Die Gewalt aus der rechten Szene lässt sich nur bedingt der Partei zurechnen. Das im Verbotsantrag beschriebene „Klima der Angst“ kann selbst für Hochburgen der NPD wie Anklam in Vorpommern nicht überzeugend nachgewiesen werden.

Inhaltlich stützte der Bundesrat seinen Verbotsantrag vor allem auf den Vorwurf, die NPD habe eine „homogene Volksgemeinschaft“ als Ziel.
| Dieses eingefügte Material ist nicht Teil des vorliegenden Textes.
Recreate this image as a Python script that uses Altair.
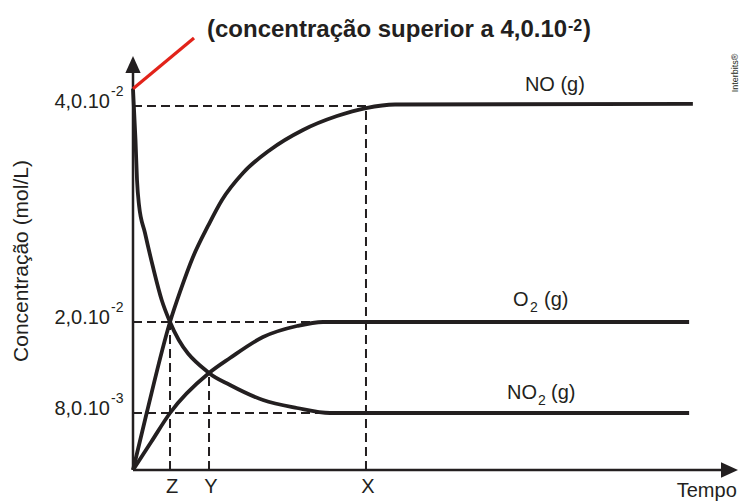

Eingebürgerte Deutsche sehe sie als Staatsbürger zweiter Klasse, die kein sicheres Bleiberecht in Deutschland haben. Die Vorstellung, dass biologische Kriterien, wie Abstammung, darüber entscheiden, ob jemand in Deutschland Träger voller Rechte werden kann, verstößt laut Bundesrat gegen die Menschenwürde, die allen Menschen gleich zukommt. Damit wäre auch die freiheitliche demokratische Grundordnung im Sinne von Artikel 21 Abs. 2 GG beeinträchtigt. Es gibt viele Belege, dass die NPD rassistisches Gedankengut verfolgt.

Mit einem Urteil ist vermutlich im Sommer des Jahres zu rechnen.

Sollte die NPD am Ende verboten werden, hätte das Verfassungsgericht eine Chance verpasst, das Parteiverbotsverfahren zeitgemäßer auszugestalten. Nach knapp 67 Jahren ist in Deutschland von einer gefestigten Demokratie auszugehen, die künftig eine konkrete Gefahr als Voraussetzung für ein Parteiverbot erfordert. Keine „Demokratie in Rente“!

Das Verbotsverfahren von 2001 – 2003 zeigte die mit diesem verbundene Gefahr auf. Auslöser des damaligen Antrags war das Versagen der Sicherheitsbehörden beim NSU-Terror. Die Idee, die NPD zu verbieten, sollte Handlungsfähigkeit demonstrieren.

Was bei allem Verbot nicht gelingen wird: Die Partei ist eine Hülle. Das Verbot beseitigt nicht das dahinterstehende Gedankengut. „Vaterländische Vereine“ werden dann wieder Zulauf haben.